Richmond Mayor Levar Stoney, a Democrat who keeps close tabs on party affairs and counts friends in both old guard and new, conceded that “it was hard to watch that situation with him and Eileen.” But change happens, he said, and Scott could be a welcome jolt.

“I see Don Scott as inspirational,” Stoney said, adding that his own father had a felony record.

McDonnell, the former Republican governor who had a federal corruption conviction overturned on appeal, doesn’t specifically remember restoring Scott’s rights among the thousands of cases he reviewed. But he said he finds Scott to be “a great American story of redemption. … I don’t care what party you’re in, this is the kind of story we really should salute and raise up.”

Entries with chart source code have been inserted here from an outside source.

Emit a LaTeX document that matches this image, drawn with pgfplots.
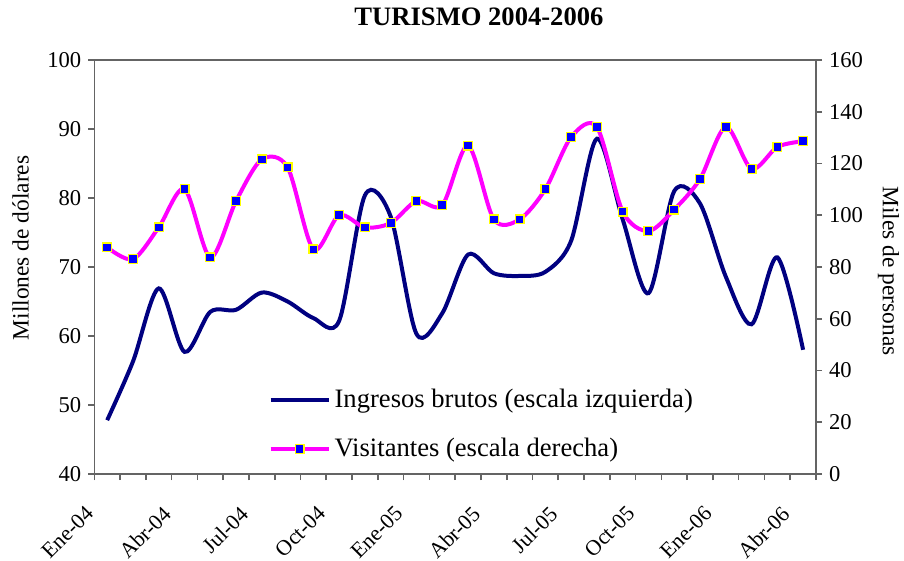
\documentclass[border=0pt]{standalone}
\usepackage{pgfplots}
\usepackage{pgfplotstable}
\pgfplotsset{compat=1.18}
\usepackage{fontspec}
\setmainfont{Liberation Serif}
\definecolor{navyline}{RGB}{0,0,128}
\definecolor{axisgray}{RGB}{100,100,100}
\definecolor{magline}{RGB}{255,0,255}
\definecolor{markblue}{RGB}{0,0,255}
\definecolor{markyellow}{RGB}{255,255,0}

\pgfplotstableread{
i ing vis
0 47.8 87.6
1 56.3 83.0
2 66.9 95.3
3 57.7 110.1
4 63.5 83.7
5 63.8 105.5
6 66.3 121.6
7 65.0 118.5
8 62.6 86.8
9 62.2 100.0
10 80.4 95.3
11 77.3 97.0
12 60.3 105.5
13 63.3 103.9
14 71.8 126.9
15 69.1 98.4
16 68.7 98.4
17 69.3 110.1
18 73.8 130.2
19 88.6 134.1
20 76.9 101.4
21 66.2 93.9
22 81.0 102.2
23 79.2 114.0
24 68.6 134.1
25 61.7 117.9
26 71.4 126.4
27 58.0 128.6
}\datatable

\pgfplotsset{
  common/.style={
    scale only axis, width=360.85pt, height=207pt,
    xmin=-0.5, xmax=27.5, at={(0,0)}, anchor=south west,
    tick align=outside, major tick length=3pt, minor tick length=3pt,
    /pgf/number format/assume math mode=true,
    ticklabel style={font=\fontsize{11.3}{13}\selectfont},
    axis line style={axisgray, line width=0.8pt},
    tick style={axisgray, line width=0.8pt},
    label style={font=\fontsize{11.7}{14}\selectfont},
  }
}

\begin{document}
\begin{tikzpicture}
\useasboundingbox (-47.15pt,-43.5pt) rectangle (404.85pt,237pt);
\begin{axis}[common,
  ymin=40, ymax=100, ytick={40,50,...,100}, ytick pos=left, xtick pos=bottom,
  xtick={-0.5,2.5,...,26.5},
  minor xtick={-0.5,0.5,...,27.5},
  xticklabels={Ene-04,Abr-04,Jul-04,Oct-04,Ene-05,Abr-05,Jul-05,Oct-05,Ene-06,Abr-06},
  xticklabel style={xshift=-5pt, yshift=-7.5pt, rotate=45, anchor=north east, font=\fontsize{10.9}{13}\selectfont},
  ylabel={Millones de dólares},
  ylabel style={at={(axis description cs:-0.1022,0.546)}, anchor=center},
  title={TURISMO 2004-2006},
  title style={at={(axis description cs:0.533,1.0748)}, anchor=center, font=\bfseries\fontsize{13.3}{16}\selectfont},
]
\addplot[navyline, line width=2pt, smooth] table[x=i,y=ing]{\datatable};
\end{axis}
\begin{axis}[common,
  ymin=0, ymax=160, ytick={0,20,...,160},
  axis y line*=right, axis x line=none,
  ylabel={Miles de personas},
  ylabel style={at={(axis description cs:1.1005,0.49)}, anchor=center, rotate=180},
  legend style={draw=none, fill=none, at={(0.241,0.12)}, anchor=west, row sep=10pt,
    font=\fontsize{13.3}{16}\selectfont, inner sep=0pt},
  legend cell align=left,
  legend image code/.code={\draw[mark repeat=2,mark phase=2,#1] plot coordinates {(0pt,0pt) (14.5pt,0pt) (29pt,0pt)};},
]
\addlegendimage{navyline, line width=2pt}
\addlegendentry{Ingresos brutos (escala izquierda)}
\addplot[magline, line width=2pt, smooth, mark=square*, mark size=2.2pt,
  mark options={fill=markblue, draw=markyellow, line width=0.6pt}] table[x=i,y=vis]{\datatable};
\addlegendentry{Visitantes (escala derecha)}
\end{axis}
\end{tikzpicture}
\end{document}
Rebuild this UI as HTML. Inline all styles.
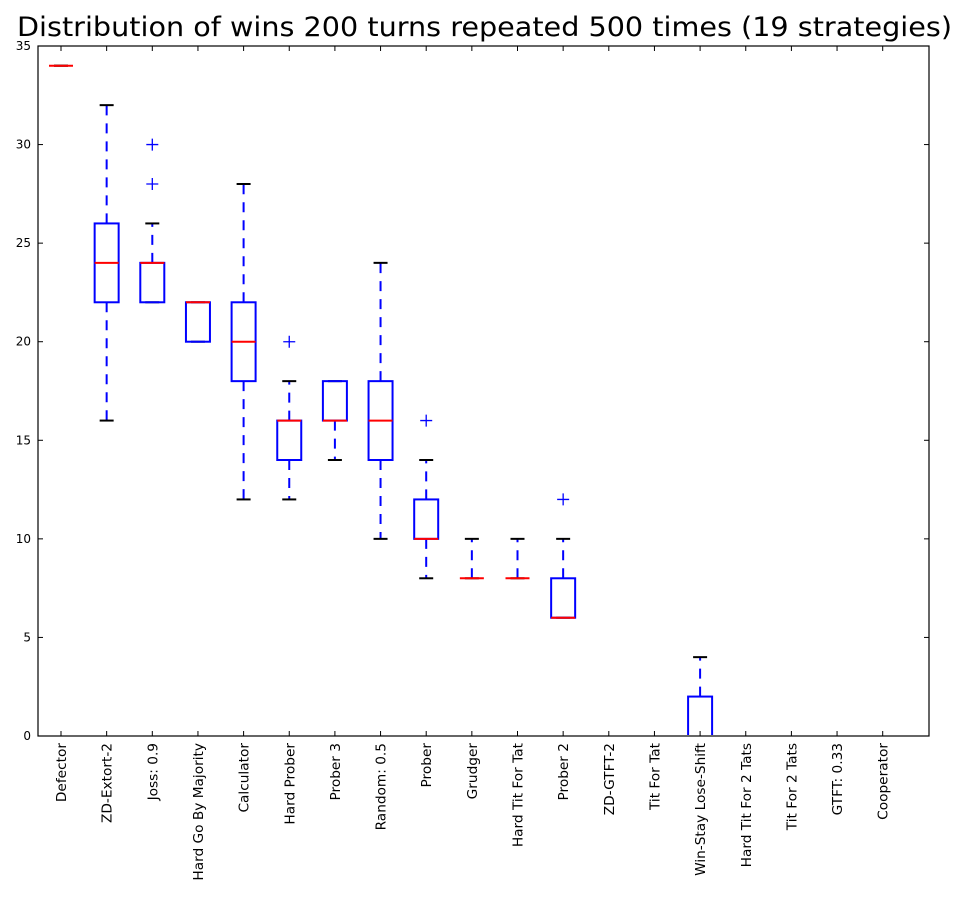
<!DOCTYPE html>
<html><head><meta charset="utf-8"><style>
body{margin:0;background:#fff;}
svg{display:block;font-family:"DejaVu Sans","Liberation Sans",sans-serif;}
</style></head><body>
<svg id="chart" width="964" height="899" viewBox="0 0 964 899" xmlns="http://www.w3.org/2000/svg">
<defs><clipPath id="clip"><rect x="38" y="40" width="891" height="695"/></clipPath></defs>
<text x="17" y="36" font-size="27" fill="#000" textLength="935" lengthAdjust="spacingAndGlyphs">Distribution of wins 200 turns repeated 500 times (19 strategies)</text>
<g id="axes"></g>
<g id="plot" clip-path="url(#clip)"></g>
<rect x="38" y="46" width="891" height="690" fill="none" stroke="#000" stroke-width="1.2"/>
</svg>
<script>
const categories=["Defector","ZD-Extort-2","Joss: 0.9","Hard Go By Majority","Calculator","Hard Prober","Prober 3","Random: 0.5","Prober","Grudger","Hard Tit For Tat","Prober 2","ZD-GTFT-2","Tit For Tat","Win-Stay Lose-Shift","Hard Tit For 2 Tats","Tit For 2 Tats","GTFT: 0.33","Cooperator"];
const q1=[34,22,22,20,18,14,16,14,10,8,8,6,0,0,0,0,0,0,0];
const medians=[34,24,24,22,20,16,16,16,10,8,8,6,0,0,0,0,0,0,0];
const q3=[34,26,24,22,22,16,18,18,12,8,8,8,0,0,2,0,0,0,0];
const whiskLo=[34,16,22,20,12,12,14,10,8,8,8,6,0,0,0,0,0,0,0];
const whiskHi=[34,32,26,22,28,18,18,24,14,10,10,10,0,0,4,0,0,0,0];
const fliers=[[],[],[28,30],[],[],[20],[],[],[16],[],[],[12],[],[],[],[],[],[],[]];
const yTicks=[0,5,10,15,20,25,30,35];
const L=38,R=929,T=46,B=736,YMAX=35;
const y=v=>B-(v/YMAX)*(B-T);
const x=i=>61+i*45.65;
const NS="http://www.w3.org/2000/svg";
const g=document.getElementById('plot');
const ax=document.getElementById('axes');
function mk(tag,attrs,parent){const e=document.createElementNS(NS,tag);for(const k in attrs)e.setAttribute(k,attrs[k]);(parent||g).appendChild(e);return e;}
yTicks.forEach(t=>{
  const l=mk('line',{x1:L,x2:L+5,y1:y(t),y2:y(t),stroke:'#000'},ax);
  
  
  const l2=mk('line',{x1:R-5,x2:R,y1:y(t),y2:y(t),stroke:'#000'},ax);
  
  
  const tx=mk('text',{x:L-7,y:y(t)+4,'text-anchor':'end','font-size':'12'},ax);
  tx.textContent=t;
  
  
});
categories.forEach((c,i)=>{
  const cx=x(i);
  const tk=mk('line',{x1:cx,x2:cx,y1:B,y2:B-5,stroke:'#000'},ax);
  
  
  const tt=mk('line',{x1:cx,x2:cx,y1:T,y2:T+5,stroke:'#000'},ax);
  
  
  const lb=mk('text',{x:0,y:0,'text-anchor':'end','font-size':'13.7',transform:`translate(${cx+5},${B+7}) rotate(-90)`},ax);
  lb.textContent=c;
  
  
  const w1=mk('line',{x1:cx,x2:cx,y1:y(q3[i]),y2:y(whiskHi[i]),stroke:'#00f','stroke-width':2,'stroke-dasharray':'10,8'});
  
  
  const w2=mk('line',{x1:cx,x2:cx,y1:y(q1[i]),y2:y(whiskLo[i]),stroke:'#00f','stroke-width':2,'stroke-dasharray':'10,8'});
  
  
  const c1=mk('line',{x1:cx-7,x2:cx+7,y1:y(whiskHi[i]),y2:y(whiskHi[i]),stroke:'#000','stroke-width':2});
  
  
  const c2=mk('line',{x1:cx-7,x2:cx+7,y1:y(whiskLo[i]),y2:y(whiskLo[i]),stroke:'#000','stroke-width':2});
  
  
  const bx=mk('rect',{x:cx-12,y:y(q3[i]),width:24,height:y(q1[i])-y(q3[i]),fill:'none',stroke:'#00f','stroke-width':2});
  
  
  const md=mk('line',{x1:cx-12,x2:cx+12,y1:y(medians[i]),y2:y(medians[i]),stroke:'#f00','stroke-width':2});
  
  
  fliers[i].forEach(f=>{
    const p=mk('path',{d:`M${cx-6},${y(f)}h12M${cx},${y(f)-6}v12`,stroke:'#00f','stroke-width':1.3,fill:'none'});
    
    
  });
});
</script>
</body></html>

Scott said he knows he’ll be judged now for what he does with his newfound status. He wants to help Democrats connect with the real, everyday concerns of ordinary people, he said, and do a better job telling the story of how policies can help everyone have a fair chance.

For all his swagger, Scott said he approaches the task with the humility that comes from having hit bottom and climbed back up. He knows that people will call him “a crook,” he said, but he has faith that the word doesn’t express who he is. And that, he added, enables him to stand up to someone like the wealthy and powerful Youngkin.

“I know how God sees me,” Scott said. “And so it empowers me to walk with fearlessness. And to speak with fearlessness to people that I should not be speaking to. From where I’m from, I should not be speaking to a 400-million-dollar man that’s the governor … [but] what I’m doing, everybody can do, if they choose. If they believe. So I walk in that belief without fear.”


A previous version of this article incorrectly stated where Virginia House Minority Leader Don L. Scott Jr. was born. He was born in Houston. In addition, the article incorrectly stated the amount of time Scott spent studying for the bar exam. It was six weeks. The article has been corrected.